Desirable Mechanical Properties
Ductility
It is the
ability of a material to undergo large plastic deformation without cracking or
shattering. This is the property that allows the material to be drawn out into
a thin wire.
Resilience
It is the
ability of a material to store elastic energy, which is also called modulus of
resilience. This property is important when selecting a material for spring
manufacturing.
Toughness
It is the
ability of a material to withstand sudden loading or to absorb energy until it
breaks and it is measured in terms of modulus of toughness. Machine components
that are subjected to sudden loading must be made from materials that possess
high toughness.
Hardness
It is the
ability of a material to resist scratching, abrasion or indentation. It is one
of the easiest criterion or measurement in acceptance tests, and quality
control of raw stock as manufactured products. Common hardness testing methods
are Brinell and
Rockwell hardness tests.
Other Characteristics/Properties
Impact Strength
It is a
measure of the ability of a material to withstand shock loading, and can also
be described as the energy required to fracture a given volume of material.
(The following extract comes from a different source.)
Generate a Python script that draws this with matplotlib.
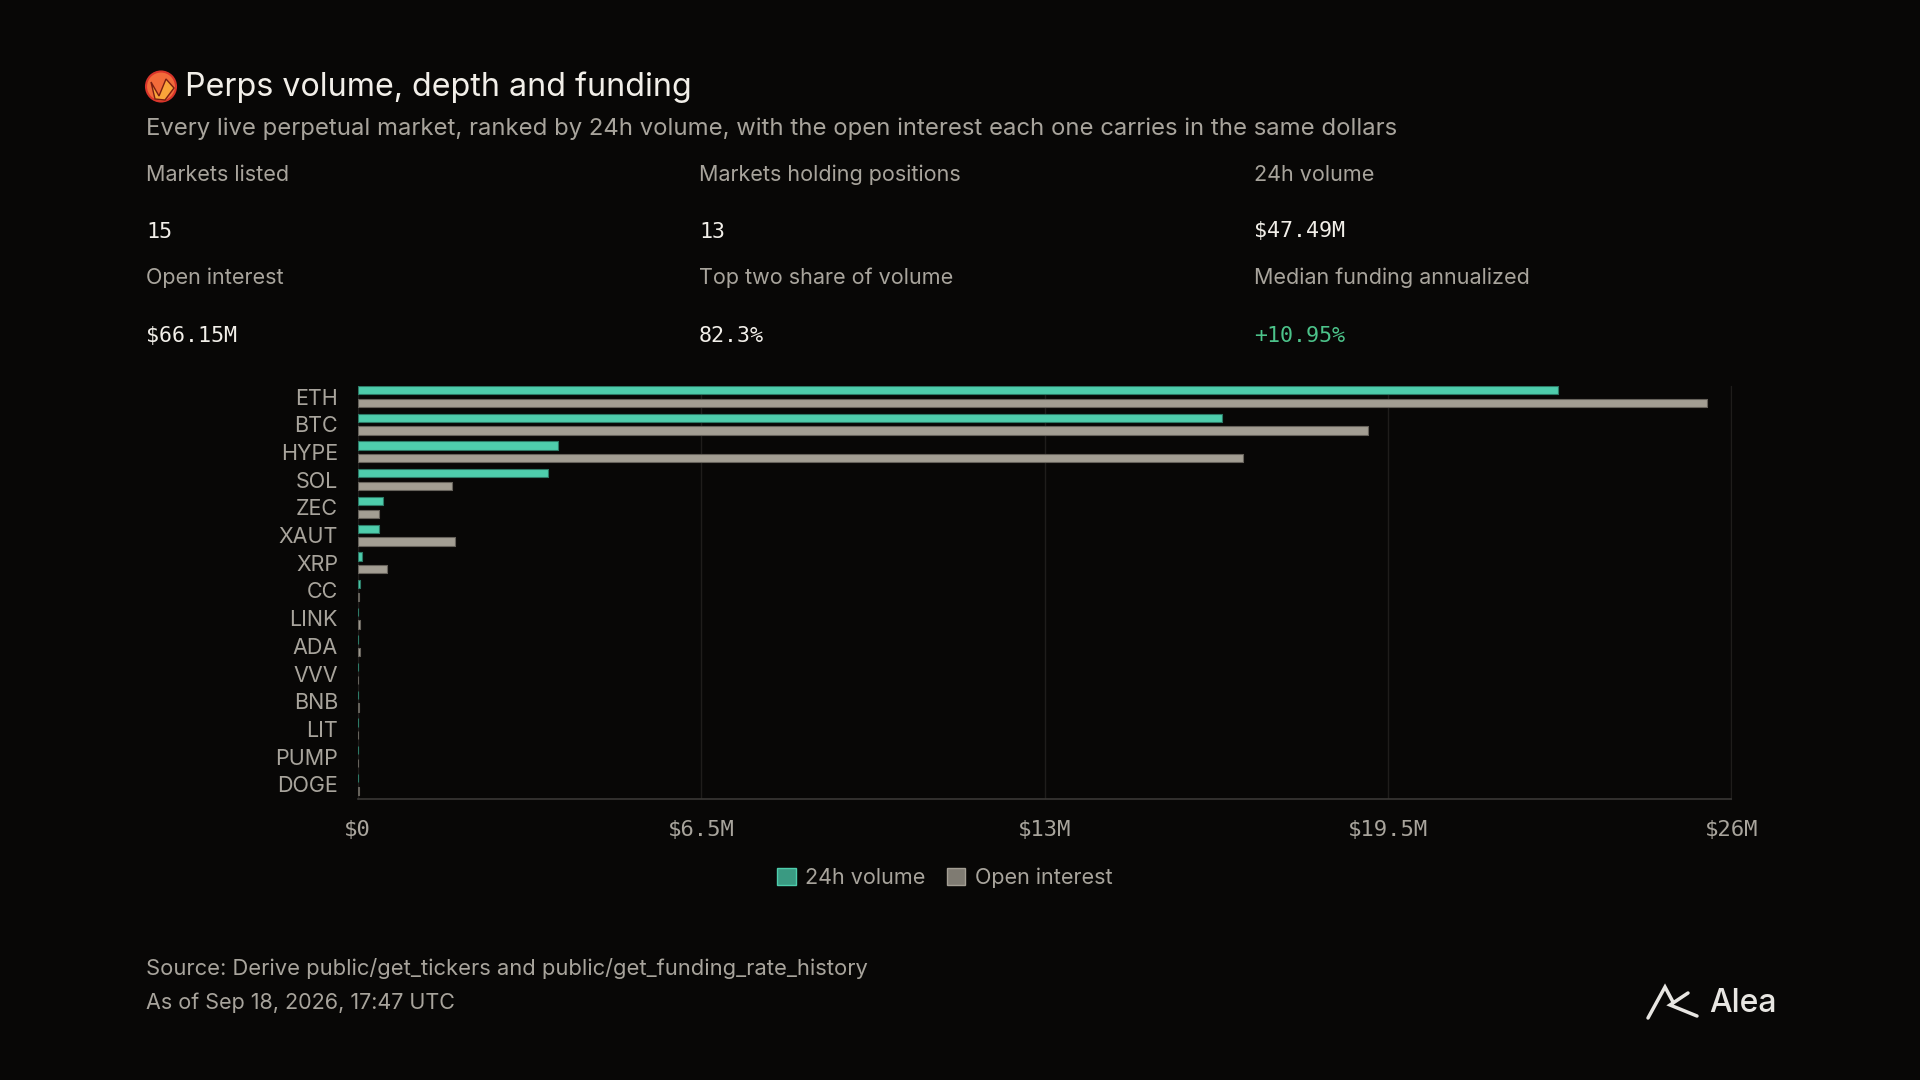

It
is measured by an impact machine. Types of impact tests are Charpy and
the Izod.
Metal Fatigue
The
number of cycles for which a component or a specimen can endure an alternating
load mainly depends upon the magnitude or amplitude of that load. The greater
the magnitude of the alternating load, the lesser the number of cycles after
which it fails. Magnitude of the load that is the basis of failure, is much
less than the yield stress of the material, indicating that the mechanism of
failure is different from one in which the specimen is subjected to uniaxial
tension. This phenomenon is called metal fatigue, and the failure is due to
initiation and then propagation of a crack within the part.
Plasticity
It is the
ability of the material to deform plastically at elevated temperature under
constant load. It occurs even though the applied stress is less than the yield
stress at that temperature. Creep characteristics are determined by subjecting
the specimen to different constant stresses at elevated temperatures and
observing the corresponding strain.
Brittleness
It is the
ability of the material to shatter or break before deformation (eg. iron,
glass). This property is actually the opposite of plasticity.